David Mennery, an American music critic with a good excuse to be in the neighborhood, agrees to help Irina escape to the West. Years before, Irina and he met in Prague and fell in love, a match thwarted by Irina’s mother, then a high official in Czechoslovakia.
This novel has well-drawn, realistic characters and a well-paced, plausible plot. No 007-style goons or high speed chases here, but the suspense kicks in at the end of Chapter 1 when someone who has helped Irina leave her home country dies. The suspense remains pretty constant throughout the book.
Besides getting caught up in the story, I admired MacInnes’s deft management of viewpoint. Though MacInnes presents much of the story from Irina and David’s perspectives (fairly standard in romantic suspense), she also incorporates the perspective of several other characters. In my own fiction, I tend to play it safe with point of view by sticking to one narrator, whether by the intimate first person perspective (“I”) or by the more removed third (“he” or “she”) throughout a story or book.
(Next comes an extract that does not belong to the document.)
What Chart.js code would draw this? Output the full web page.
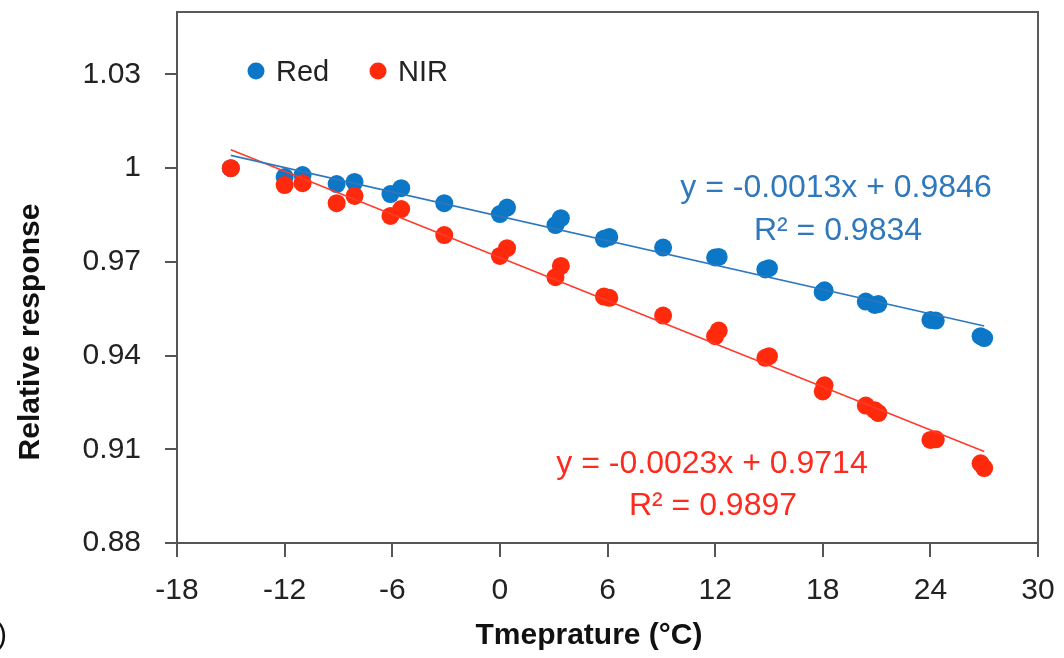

When I taught Creative Writing, I used to warn my students about “head hopping,” that is, shifting abruptly from one character’s perspective to another. I also advised them to place any shift at the start of a scene or chapter. MacInnes does that when she ends the first chapter in Irina’s perspective and opens the second chapter from David’s perspective. But in Chapter 4, inside the third paragraph, MacInnes slips out of David’s head and into the head of the flight attendant taking their drink orders. I didn’t get at all lost, though, or even jarred because of MacInnes’ smooth, skillful transition.
What does MacInnes accomplish by doing this? Well, it’s awkward to have a character describe himself. (He knows what he looks like.) So handily, the flight attendant observes David and speculates about him. We readers can feel smug because we know the answers to her silent questions. This immerses us farther into the story.
Later in the plot when the perspective shifts occasionally into a bad guy’s head, we feel the suspense a great deal because we know the dangers that lie in front of Irina and David as they flee through the towering grandeur of the Swiss Alps.
(I really liked the setting cluttered with the tourists, oblivious to the perils around them, who innocently visit those ruined castles and picturesque views.)
Even after the forty years since it first appeared, Snare of the Hunter still thrills.